On Merseyside, where Labour and Liberal Democrats have little time for co-operation, some Labour loyalists worry that the party’s reliance on national campaigning could allow local Lib Dems to gain support. One Litherland ward resident, Mike O’Brien, 50, dislikes the party’s reticence in making personal contact with supporters. “We get a poster stuck through the door,” he says. The problem with television politics, he feels, is that it “becomes Brookside, EastEnders, Coronation Street“, light years removed from an era of pastoral activists working the front doors on every street. Several long-standing activists have left the party.
Many fear that very little of the billions that Labour is poised to spend before the election will come their way. Kevin Cluskey, 62, a councillor for 14 years and general election co-ordinator since 1987, who also reports that the local party’s average age recently nudged 50, wants the money spent on those who need it most but fears the worst when the bonanza comes: they won’t spend it on Bootle, or any of “the poor souls who are genuinely at the bottom of the heap – they don’t vote, do they?” he says.
So for now, like stranded refugees in a transit camp, they wait. And wait. For what, they are not sure. Val Naylor, a newly elected councillor and Blairite enthusiast, says after much reflection that she feels he is a “socialist at heart”. She hopes this will soon be evident.

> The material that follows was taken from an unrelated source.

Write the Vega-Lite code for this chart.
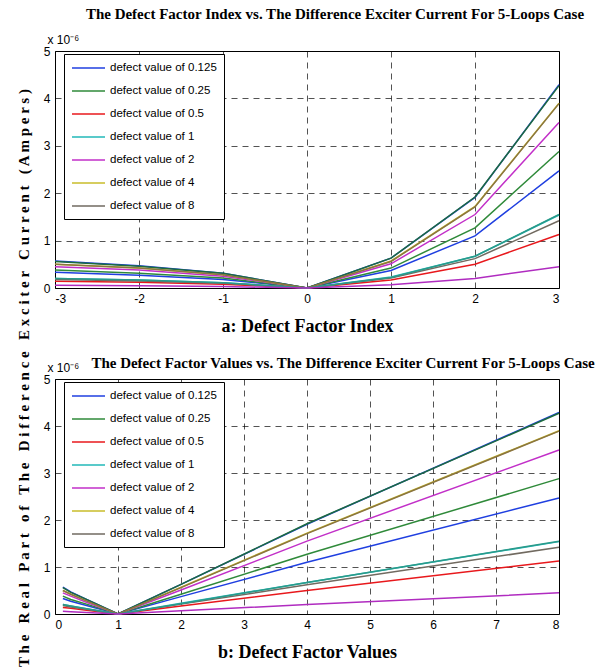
{
  "$schema": "https://vega.github.io/schema/vega-lite/v6.json",
  "background": "white",
  "padding": {"left": 16, "top": 6, "right": 0, "bottom": 0},
  "title": {
    "text": "T h e \u00a0 R e a l \u00a0 P a r t \u00a0 o f \u00a0 T h e \u00a0 D i f f e r e n c e \u00a0 E x c i t e r \u00a0 C u r r e n t \u00a0 ( A m p e r s )",
    "orient": "left",
    "anchor": "middle",
    "font": "Liberation Serif",
    "fontSize": 15,
    "fontWeight": "bold",
    "color": "black",
    "offset": 11,
    "dx": -44
  },
  "datasets": {
    "leg": [
      {"s": "defect value of 0.125", "i": -3, "f": 0.125, "v": 0.33},
      {"s": "defect value of 0.125", "i": -2, "f": 0.25, "v": 0.27},
      {"s": "defect value of 0.125", "i": -1, "f": 0.5, "v": 0.18},
      {"s": "defect value of 0.125", "i": 0, "f": 1, "v": 0},
      {"s": "defect value of 0.125", "i": 1, "f": 2, "v": 0.37},
      {"s": "defect value of 0.125", "i": 2, "f": 4, "v": 1.1},
      {"s": "defect value of 0.125", "i": 3, "f": 8, "v": 2.47},
      {"s": "defect value of 0.25", "i": -3, "f": 0.125, "v": 0.38},
      {"s": "defect value of 0.25", "i": -2, "f": 0.25, "v": 0.31},
      {"s": "defect value of 0.25", "i": -1, "f": 0.5, "v": 0.21},
      {"s": "defect value of 0.25", "i": 0, "f": 1, "v": 0},
      {"s": "defect value of 0.25", "i": 1, "f": 2, "v": 0.42},
      {"s": "defect value of 0.25", "i": 2, "f": 4, "v": 1.27},
      {"s": "defect value of 0.25", "i": 3, "f": 8, "v": 2.88},
      {"s": "defect value of 0.5", "i": -3, "f": 0.125, "v": 0.14},
      {"s": "defect value of 0.5", "i": -2, "f": 0.25, "v": 0.12},
      {"s": "defect value of 0.5", "i": -1, "f": 0.5, "v": 0.08},
      {"s": "defect value of 0.5", "i": 0, "f": 1, "v": 0},
      {"s": "defect value of 0.5", "i": 1, "f": 2, "v": 0.17},
      {"s": "defect value of 0.5", "i": 2, "f": 4, "v": 0.5},
      {"s": "defect value of 0.5", "i": 3, "f": 8, "v": 1.13},
      {"s": "defect value of 1", "i": -3, "f": 0.125, "v": 0.2},
      {"s": "defect value of 1", "i": -2, "f": 0.25, "v": 0.17},
      {"s": "defect value of 1", "i": -1, "f": 0.5, "v": 0.11},
      {"s": "defect value of 1", "i": 0, "f": 1, "v": 0},
      {"s": "defect value of 1", "i": 1, "f": 2, "v": 0.23},
      {"s": "defect value of 1", "i": 2, "f": 4, "v": 0.67},
      {"s": "defect value of 1", "i": 3, "f": 8, "v": 1.54},
      {"s": "defect value of 2", "i": -3, "f": 0.125, "v": 0.45},
      {"s": "defect value of 2", "i": -2, "f": 0.25, "v": 0.38},
      {"s": "defect value of 2", "i": -1, "f": 0.5, "v": 0.25},
      {"s": "defect value of 2", "i": 0, "f": 1, "v": 0},
      {"s": "defect value of 2", "i": 1, "f": 2, "v": 0.51},
      {"s": "defect value of 2", "i": 2, "f": 4, "v": 1.55},
      {"s": "defect value of 2", "i": 3, "f": 8, "v": 3.49},
      {"s": "defect value of 4", "i": -3, "f": 0.125, "v": 0.5},
      {"s": "defect value of 4", "i": -2, "f": 0.25, "v": 0.42},
      {"s": "defect value of 4", "i": -1, "f": 0.5, "v": 0.28},
      {"s": "defect value of 4", "i": 0, "f": 1, "v": 0},
      {"s": "defect value of 4", "i": 1, "f": 2, "v": 0.57},
      {"s": "defect value of 4", "i": 2, "f": 4, "v": 1.72},
      {"s": "defect value of 4", "i": 3, "f": 8, "v": 3.9},
      {"s": "defect value of 8", "i": -3, "f": 0.125, "v": 0.18},
      {"s": "defect value of 8", "i": -2, "f": 0.25, "v": 0.15},
      {"s": "defect value of 8", "i": -1, "f": 0.5, "v": 0.1},
      {"s": "defect value of 8", "i": 0, "f": 1, "v": 0},
      {"s": "defect value of 8", "i": 1, "f": 2, "v": 0.21},
      {"s": "defect value of 8", "i": 2, "f": 4, "v": 0.62},
      {"s": "defect value of 8", "i": 3, "f": 8, "v": 1.42}
    ],
    "ext": [
      {"e": "x1", "i": -3, "f": 0.125, "v": 0.57},
      {"e": "x1", "i": -2, "f": 0.25, "v": 0.47},
      {"e": "x1", "i": -1, "f": 0.5, "v": 0.31},
      {"e": "x1", "i": 0, "f": 1, "v": 0},
      {"e": "x1", "i": 1, "f": 2, "v": 0.63},
      {"e": "x1", "i": 2, "f": 4, "v": 1.91},
      {"e": "x1", "i": 3, "f": 8, "v": 4.29},
      {"e": "x2", "i": -3, "f": 0.125, "v": 0.56},
      {"e": "x2", "i": -2, "f": 0.25, "v": 0.46},
      {"e": "x2", "i": -1, "f": 0.5, "v": 0.31},
      {"e": "x2", "i": 0, "f": 1, "v": 0},
      {"e": "x2", "i": 1, "f": 2, "v": 0.63},
      {"e": "x2", "i": 2, "f": 4, "v": 1.92},
      {"e": "x2", "i": 3, "f": 8, "v": 4.27},
      {"e": "x3", "i": -3, "f": 0.125, "v": 0.5},
      {"e": "x3", "i": -2, "f": 0.25, "v": 0.42},
      {"e": "x3", "i": -1, "f": 0.5, "v": 0.28},
      {"e": "x3", "i": 0, "f": 1, "v": 0},
      {"e": "x3", "i": 1, "f": 2, "v": 0.56},
      {"e": "x3", "i": 2, "f": 4, "v": 1.71},
      {"e": "x3", "i": 3, "f": 8, "v": 3.89},
      {"e": "x4", "i": -3, "f": 0.125, "v": 0.2},
      {"e": "x4", "i": -2, "f": 0.25, "v": 0.17},
      {"e": "x4", "i": -1, "f": 0.5, "v": 0.11},
      {"e": "x4", "i": 0, "f": 1, "v": 0},
      {"e": "x4", "i": 1, "f": 2, "v": 0.22},
      {"e": "x4", "i": 2, "f": 4, "v": 0.67},
      {"e": "x4", "i": 3, "f": 8, "v": 1.55},
      {"e": "x5", "i": -3, "f": 0.125, "v": 0.06},
      {"e": "x5", "i": -2, "f": 0.25, "v": 0.05},
      {"e": "x5", "i": -1, "f": 0.5, "v": 0.03},
      {"e": "x5", "i": 0, "f": 1, "v": 0},
      {"e": "x5", "i": 1, "f": 2, "v": 0.07},
      {"e": "x5", "i": 2, "f": 4, "v": 0.2},
      {"e": "x5", "i": 3, "f": 8, "v": 0.45}
    ]
  },
  "spacing": 19,
  "vconcat": [
    {
      "title": {"text": "The Defect Factor Index vs. The Difference Exciter Current For 5-Loops Case", "dx": 28, "offset": 11},
      "width": 504,
      "height": 237,
      "layer": [
        {
          "data": {"name": "leg"},
          "mark": {"type": "line", "strokeWidth": 1.5},
          "encoding": {
            "x": {"field": "i", "type": "quantitative", "scale": {"domain": [-3, 3], "nice": false, "zero": false},
                  "axis": {"title": "a: Defect Factor Index", "values": [-3, -2, -1, 0, 1, 2, 3], "labelExpr": "datum.value + ''"}},
            "y": {"field": "v", "type": "quantitative", "scale": {"domain": [0, 5], "nice": false},
                  "axis": {"title": "x 10\u207b\u2076", "values": [0, 1, 2, 3, 4, 5], "format": "d"}},
            "color": {"field": "s", "type": "nominal",
                      "scale": {"domain": ["defect value of 0.125", "defect value of 0.25", "defect value of 0.5", "defect value of 1", "defect value of 2", "defect value of 4", "defect value of 8"],
                                "range": ["#1f3fe0", "#2f8a3a", "#e8181c", "#22b8b8", "#c22fc8", "#c8bc2a", "#716a60"]},
                      "legend": {"orient": "none", "legendX": 9, "legendY": 3}}
          }
        },
        {
          "data": {"name": "ext"},
          "mark": {"type": "line", "strokeWidth": 1.5},
          "encoding": {
            "x": {"field": "i", "type": "quantitative"},
            "y": {"field": "v", "type": "quantitative"},
            "color": {"field": "e", "type": "nominal",
                      "scale": {"domain": ["x1", "x2", "x3", "x4", "x5"], "range": ["#1f3fe0", "#1d6b3e", "#8a7440", "#2a9a8a", "#b02cc0"]},
                      "legend": null}
          }
        }
      ],
      "resolve": {"scale": {"color": "independent"}}
    },
    {
      "title": {"text": "The Defect Factor Values vs. The Difference Exciter Current For 5-Loops Case", "dx": 36, "offset": -10},
      "width": 504,
      "height": 235,
      "layer": [
        {
          "data": {"name": "leg"},
          "mark": {"type": "line", "strokeWidth": 1.5},
          "encoding": {
            "x": {"field": "f", "type": "quantitative", "scale": {"domain": [0, 8], "nice": false},
                  "axis": {"title": "b: Defect Factor Values", "values": [0, 1, 2, 3, 4, 5, 6, 7, 8], "format": "d"}},
            "y": {"field": "v", "type": "quantitative", "scale": {"domain": [0, 5], "nice": false},
                  "axis": {"title": "x 10\u207b\u2076", "values": [0, 1, 2, 3, 4, 5], "format": "d"}},
            "color": {"field": "s", "type": "nominal",
                      "scale": {"domain": ["defect value of 0.125", "defect value of 0.25", "defect value of 0.5", "defect value of 1", "defect value of 2", "defect value of 4", "defect value of 8"],
                                "range": ["#1f3fe0", "#2f8a3a", "#e8181c", "#22b8b8", "#c22fc8", "#c8bc2a", "#716a60"]},
                      "legend": {"orient": "none", "legendX": 9, "legendY": 3}}
          }
        },
        {
          "data": {"name": "ext"},
          "mark": {"type": "line", "strokeWidth": 1.5},
          "encoding": {
            "x": {"field": "f", "type": "quantitative"},
            "y": {"field": "v", "type": "quantitative"},
            "color": {"field": "e", "type": "nominal",
                      "scale": {"domain": ["x1", "x2", "x3", "x4", "x5"], "range": ["#1f3fe0", "#1d6b3e", "#8a7440", "#2a9a8a", "#b02cc0"]},
                      "legend": null}
          }
        }
      ],
      "resolve": {"scale": {"color": "independent"}}
    }
  ],
  "resolve": {"scale": {"color": "independent"}, "legend": {"color": "independent"}},
  "config": {
    "view": {"stroke": "black", "strokeWidth": 1},
    "title": {"font": "Liberation Serif", "fontSize": 15, "fontWeight": "bold", "color": "black", "anchor": "middle"},
    "axis": {
      "grid": true,
      "gridColor": "black",
      "gridDash": [6, 5],
      "gridOpacity": 0.85,
      "gridWidth": 0.8,
      "domain": false,
      "ticks": false,
      "labelFont": "Liberation Sans Narrow, Liberation Sans",
      "labelFontSize": 12,
      "labelColor": "black",
      "labelPadding": 5
    },
    "axisX": {
      "titleFont": "Liberation Serif",
      "titleFontSize": 18,
      "titleFontWeight": "bold",
      "titleColor": "black",
      "titlePadding": 13
    },
    "axisY": {
      "titleAngle": 0,
      "titleAlign": "left",
      "titleBaseline": "bottom",
      "titleX": -8,
      "titleY": -5,
      "titleFont": "Liberation Sans Narrow, Liberation Sans",
      "titleFontSize": 12,
      "titleFontWeight": "normal",
      "titleColor": "black"
    },
    "legend": {
      "title": null,
      "symbolType": "M-1,0H4.5",
      "symbolSize": 144,
      "symbolStrokeWidth": 1.5,
      "labelFont": "Liberation Sans Narrow, Liberation Sans",
      "labelFontSize": 11.5,
      "labelColor": "black",
      "labelOffset": 25,
      "rowPadding": 10,
      "padding": 7,
      "strokeColor": "black",
      "fillColor": "white",
      "labelLimit": 200
    }
  }
}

There should remain great sympathy with Labour’s project. Without Blair almost no one would have felt victory was so complete. But the as yet unrevealed truth of Blair’s premiership is whether the action taken to improve the conditions of natural supporters has merely been to allay their suspicions, or else a set of slight starter-dishes for battle-weary ground troops who still want nothing other than improving conditions for the less well-off.
If it is the latter, then Blair runs potentially deadly risks. Times change. Markets crash, banks fail, whole continents erupt into war: factors wholly unconnected with Gordon Brown’s Treasury management could cause the nation’s financial health to change beyond recognition within the next two years.
Given this combination of potential danger and currently overflowing coffers, Bootle’s voters seem justified in wanting deliverance now.
Joe Benton sees some “hopefulness” but, concerning welfare, believes the situation is “still not good enough”. “It’s not tolerable, this, from any government,” he says. It is hard to disagree when those he represents wait in decrepit housing or for years on end on drug-treatment waiting lists.
The roughing-up of disability claimants could be eased, the kids who are listless and destructive each evening engaged, the drug victims retrained. And every school nationwide could be filled with the IT equipment that will allow any child from whatever background the chance of the highest success.
The devil is that, should proportional representation come, Blair will need Bootle’s votes as much as any others. He will need to give Bootle’s people reasons to support the party beyond the fact their grandparents did.
Should he fail, he will encounter lack of understanding from those who have been asked to wait for their loyalty to be rewarded while what remains of Tory Britain booms.